The LED brightness can be controlled by applying a periodic pulse signal to the EN/DIM pin and varying its frequency and/or duty cycle. This so-called PWM dimming method controls the average light output by pulsing the LED current between the set value and zero. A logic high level at the EN/DIM pin turns on the LED current whereas a logic low level turns off the LED current. Figure 18 shows a typical LED current waveform in PWM dimming mode. As explained in the previous section, there is approximately a 100-µs delay from the EN/DIM signal going high to fully establishing the LED current as shown in Figure 19. This 100-µs delay sets a maximum frequency limit for the driving signal that can be applied to the EN/DIM pin for PWM dimming. Figure 20 shows the average LED current versus duty cycle of PWM dimming signal for various frequencies.
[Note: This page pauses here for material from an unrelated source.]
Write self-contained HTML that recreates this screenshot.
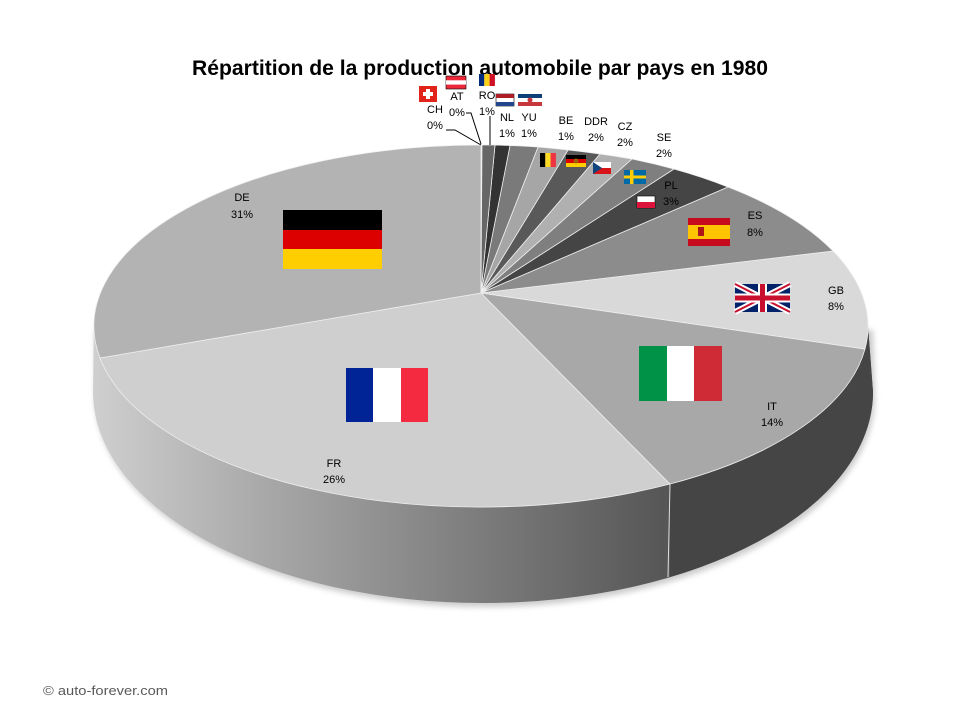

The applicable frequency range to drive LM3405A for PWM dimming is from 100 Hz to 5 kHz. The dimming ratio reduces drastically when the applied PWM dimming frequency is greater than 5 kHz.

LM3405A 30015266.png Figure 18. PWM Dimming of LEDs
Using the EN/DIM Pin
LM3405A 30015283.png Figure 20. Average LED Current vs
Duty Cycle of PWM Dimming Signal at EN/DIM Pin
LM3405A 30015267.png Figure 19. Start-Up Response to EN/DIM
With IF = 1 A

7.3.6 Undervoltage Lockout

Undervoltage lockout (UVLO) prevents the LM3405A from operating until the input voltage exceeds 2.74 V (typical). The UVLO threshold has approximately 440 mV of hysteresis, so the part will operate until VIN drops below 2.3 V (typical). Hysteresis prevents the part from turning off during power up if VIN is non-monotonic.

7.3.7 Current Limit

The LM3405A uses cycle-by-cycle current limit to protect the internal power switch. During each switching cycle, a current limit comparator detects if the power switch current exceeds 2 A (typical), and turns off the switch until the next switching cycle begins.

7.3.8 Overcurrent Protection

The LM3405A has a built-in overcurrent comparator that compares the FB pin voltage to a threshold voltage that is 60% higher than the internal reference VREF. Once the FB pin voltage exceeds this threshold level (typically 328 mV), the internal NMOS power switch is turned off, which allows the feedback voltage to decrease towards regulation. This threshold provides an upper limit for the LED current. LED current overshoot is limited to 328 mV/R1 by this comparator during transients.

7.4 Device Functional Modes

7.4.1 Thermal Shutdown

Thermal shutdown limits total power dissipation by turning off the internal power switch when the IC junction temperature exceeds 165°C. After thermal shutdown occurs, the power switch does not turn on until the junction temperature drops below approximately 150°C.